## Directions
Pictures aside, quote the whole listing exactly.

——

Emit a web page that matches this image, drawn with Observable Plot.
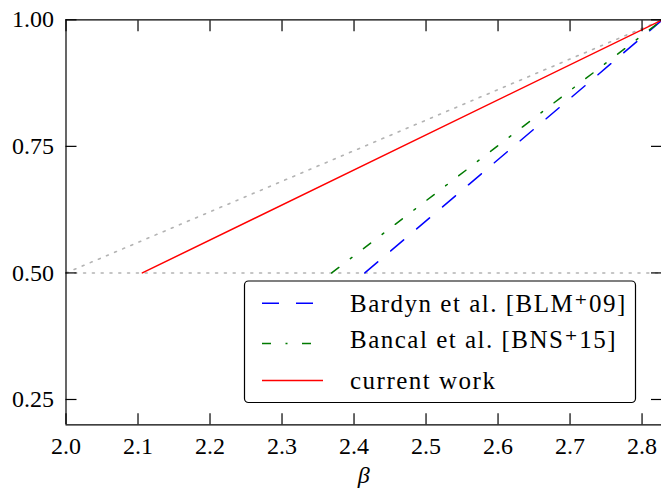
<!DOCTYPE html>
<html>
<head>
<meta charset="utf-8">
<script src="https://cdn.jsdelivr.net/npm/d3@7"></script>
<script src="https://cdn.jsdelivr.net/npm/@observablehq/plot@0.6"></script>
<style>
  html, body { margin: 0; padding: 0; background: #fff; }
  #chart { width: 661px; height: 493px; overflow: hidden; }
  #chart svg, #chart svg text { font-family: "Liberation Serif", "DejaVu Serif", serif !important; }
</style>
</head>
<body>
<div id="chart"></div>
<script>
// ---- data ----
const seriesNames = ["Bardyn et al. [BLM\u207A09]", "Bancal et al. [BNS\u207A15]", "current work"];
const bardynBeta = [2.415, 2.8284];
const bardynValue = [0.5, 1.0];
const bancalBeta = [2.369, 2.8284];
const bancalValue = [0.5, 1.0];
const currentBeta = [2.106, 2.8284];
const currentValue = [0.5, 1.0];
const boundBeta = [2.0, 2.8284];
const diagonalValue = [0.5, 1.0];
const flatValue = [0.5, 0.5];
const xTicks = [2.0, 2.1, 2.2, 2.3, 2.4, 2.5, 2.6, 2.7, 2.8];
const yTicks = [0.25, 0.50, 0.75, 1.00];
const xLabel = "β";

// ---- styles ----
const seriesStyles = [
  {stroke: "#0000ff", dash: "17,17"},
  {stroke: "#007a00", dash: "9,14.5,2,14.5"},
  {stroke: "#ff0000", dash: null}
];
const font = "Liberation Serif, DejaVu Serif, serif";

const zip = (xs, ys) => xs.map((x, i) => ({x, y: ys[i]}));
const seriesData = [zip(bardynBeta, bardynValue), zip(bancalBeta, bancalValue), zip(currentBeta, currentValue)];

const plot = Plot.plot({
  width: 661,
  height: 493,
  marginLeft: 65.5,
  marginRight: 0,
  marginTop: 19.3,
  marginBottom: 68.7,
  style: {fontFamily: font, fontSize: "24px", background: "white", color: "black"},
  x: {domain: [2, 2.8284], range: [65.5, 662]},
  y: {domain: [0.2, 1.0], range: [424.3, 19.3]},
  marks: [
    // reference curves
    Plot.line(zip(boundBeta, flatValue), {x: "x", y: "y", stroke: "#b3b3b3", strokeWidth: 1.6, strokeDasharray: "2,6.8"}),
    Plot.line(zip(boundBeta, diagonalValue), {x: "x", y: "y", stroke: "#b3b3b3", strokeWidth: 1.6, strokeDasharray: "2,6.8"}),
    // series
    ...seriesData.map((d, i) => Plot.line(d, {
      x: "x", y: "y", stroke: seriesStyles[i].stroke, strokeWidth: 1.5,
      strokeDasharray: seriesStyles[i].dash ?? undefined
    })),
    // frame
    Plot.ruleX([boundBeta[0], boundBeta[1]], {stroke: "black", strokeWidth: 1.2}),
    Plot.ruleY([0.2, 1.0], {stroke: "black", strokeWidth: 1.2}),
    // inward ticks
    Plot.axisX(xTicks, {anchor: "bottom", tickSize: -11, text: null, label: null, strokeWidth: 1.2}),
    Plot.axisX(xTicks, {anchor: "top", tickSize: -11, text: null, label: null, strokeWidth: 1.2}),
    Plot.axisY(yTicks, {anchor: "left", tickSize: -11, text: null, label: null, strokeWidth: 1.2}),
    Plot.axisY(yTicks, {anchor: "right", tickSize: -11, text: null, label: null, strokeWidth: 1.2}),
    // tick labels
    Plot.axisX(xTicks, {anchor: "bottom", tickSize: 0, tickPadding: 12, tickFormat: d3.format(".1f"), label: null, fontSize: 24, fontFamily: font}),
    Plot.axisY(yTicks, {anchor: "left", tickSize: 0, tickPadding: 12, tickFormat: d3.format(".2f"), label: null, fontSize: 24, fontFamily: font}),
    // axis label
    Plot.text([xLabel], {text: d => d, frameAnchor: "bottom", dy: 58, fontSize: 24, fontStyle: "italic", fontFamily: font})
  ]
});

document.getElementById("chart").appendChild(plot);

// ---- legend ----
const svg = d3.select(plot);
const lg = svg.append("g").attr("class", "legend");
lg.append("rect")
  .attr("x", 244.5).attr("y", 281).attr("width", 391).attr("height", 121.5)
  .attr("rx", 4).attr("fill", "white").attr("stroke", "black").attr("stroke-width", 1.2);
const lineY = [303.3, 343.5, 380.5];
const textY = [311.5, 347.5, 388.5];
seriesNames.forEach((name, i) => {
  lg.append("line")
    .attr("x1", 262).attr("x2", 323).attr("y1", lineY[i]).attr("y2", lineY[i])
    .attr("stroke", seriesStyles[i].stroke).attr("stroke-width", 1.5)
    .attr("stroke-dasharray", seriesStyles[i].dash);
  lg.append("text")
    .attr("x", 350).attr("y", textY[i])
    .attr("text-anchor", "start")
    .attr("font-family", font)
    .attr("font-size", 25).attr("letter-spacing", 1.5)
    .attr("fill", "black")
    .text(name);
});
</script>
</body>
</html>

——

## The result
Emit a web page that matches this image, drawn with Observable Plot.
<!DOCTYPE html>
<html>
<head>
<meta charset="utf-8">
<script src="https://cdn.jsdelivr.net/npm/d3@7"></script>
<script src="https://cdn.jsdelivr.net/npm/@observablehq/plot@0.6"></script>
<style>
  html, body { margin: 0; padding: 0; background: #fff; }
  #chart { width: 661px; height: 493px; overflow: hidden; }
  #chart svg, #chart svg text { font-family: "Liberation Serif", "DejaVu Serif", serif !important; }
</style>
</head>
<body>
<div id="chart"></div>
<script>
// ---- data ----
const seriesNames = ["Bardyn et al. [BLM\u207A09]", "Bancal et al. [BNS\u207A15]", "current work"];
const bardynBeta = [2.415, 2.8284];
const bardynValue = [0.5, 1.0];
const bancalBeta = [2.369, 2.8284];
const bancalValue = [0.5, 1.0];
const currentBeta = [2.106, 2.8284];
const currentValue = [0.5, 1.0];
const boundBeta = [2.0, 2.8284];
const diagonalValue = [0.5, 1.0];
const flatValue = [0.5, 0.5];
const xTicks = [2.0, 2.1, 2.2, 2.3, 2.4, 2.5, 2.6, 2.7, 2.8];
const yTicks = [0.25, 0.50, 0.75, 1.00];
const xLabel = "β";

// ---- styles ----
const seriesStyles = [
  {stroke: "#0000ff", dash: "17,17"},
  {stroke: "#007a00", dash: "9,14.5,2,14.5"},
  {stroke: "#ff0000", dash: null}
];
const font = "Liberation Serif, DejaVu Serif, serif";

const zip = (xs, ys) => xs.map((x, i) => ({x, y: ys[i]}));
const seriesData = [zip(bardynBeta, bardynValue), zip(bancalBeta, bancalValue), zip(currentBeta, currentValue)];

const plot = Plot.plot({
  width: 661,
  height: 493,
  marginLeft: 65.5,
  marginRight: 0,
  marginTop: 19.3,
  marginBottom: 68.7,
  style: {fontFamily: font, fontSize: "24px", background: "white", color: "black"},
  x: {domain: [2, 2.8284], range: [65.5, 662]},
  y: {domain: [0.2, 1.0], range: [424.3, 19.3]},
  marks: [
    // reference curves
    Plot.line(zip(boundBeta, flatValue), {x: "x", y: "y", stroke: "#b3b3b3", strokeWidth: 1.6, strokeDasharray: "2,6.8"}),
    Plot.line(zip(boundBeta, diagonalValue), {x: "x", y: "y", stroke: "#b3b3b3", strokeWidth: 1.6, strokeDasharray: "2,6.8"}),
    // series
    ...seriesData.map((d, i) => Plot.line(d, {
      x: "x", y: "y", stroke: seriesStyles[i].stroke, strokeWidth: 1.5,
      strokeDasharray: seriesStyles[i].dash ?? undefined
    })),
    // frame
    Plot.ruleX([boundBeta[0], boundBeta[1]], {stroke: "black", strokeWidth: 1.2}),
    Plot.ruleY([0.2, 1.0], {stroke: "black", strokeWidth: 1.2}),
    // inward ticks
    Plot.axisX(xTicks, {anchor: "bottom", tickSize: -11, text: null, label: null, strokeWidth: 1.2}),
    Plot.axisX(xTicks, {anchor: "top", tickSize: -11, text: null, label: null, strokeWidth: 1.2}),
    Plot.axisY(yTicks, {anchor: "left", tickSize: -11, text: null, label: null, strokeWidth: 1.2}),
    Plot.axisY(yTicks, {anchor: "right", tickSize: -11, text: null, label: null, strokeWidth: 1.2}),
    // tick labels
    Plot.axisX(xTicks, {anchor: "bottom", tickSize: 0, tickPadding: 12, tickFormat: d3.format(".1f"), label: null, fontSize: 24, fontFamily: font}),
    Plot.axisY(yTicks, {anchor: "left", tickSize: 0, tickPadding: 12, tickFormat: d3.format(".2f"), label: null, fontSize: 24, fontFamily: font}),
    // axis label
    Plot.text([xLabel], {text: d => d, frameAnchor: "bottom", dy: 58, fontSize: 24, fontStyle: "italic", fontFamily: font})
  ]
});

document.getElementById("chart").appendChild(plot);

// ---- legend ----
const svg = d3.select(plot);
const lg = svg.append("g").attr("class", "legend");
lg.append("rect")
  .attr("x", 244.5).attr("y", 281).attr("width", 391).attr("height", 121.5)
  .attr("rx", 4).attr("fill", "white").attr("stroke", "black").attr("stroke-width", 1.2);
const lineY = [303.3, 343.5, 380.5];
const textY = [311.5, 347.5, 388.5];
seriesNames.forEach((name, i) => {
  lg.append("line")
    .attr("x1", 262).attr("x2", 323).attr("y1", lineY[i]).attr("y2", lineY[i])
    .attr("stroke", seriesStyles[i].stroke).attr("stroke-width", 1.5)
    .attr("stroke-dasharray", seriesStyles[i].dash);
  lg.append("text")
    .attr("x", 350).attr("y", textY[i])
    .attr("text-anchor", "start")
    .attr("font-family", font)
    .attr("font-size", 25).attr("letter-spacing", 1.5)
    .attr("fill", "black")
    .text(name);
});
</script>
</body>
</html>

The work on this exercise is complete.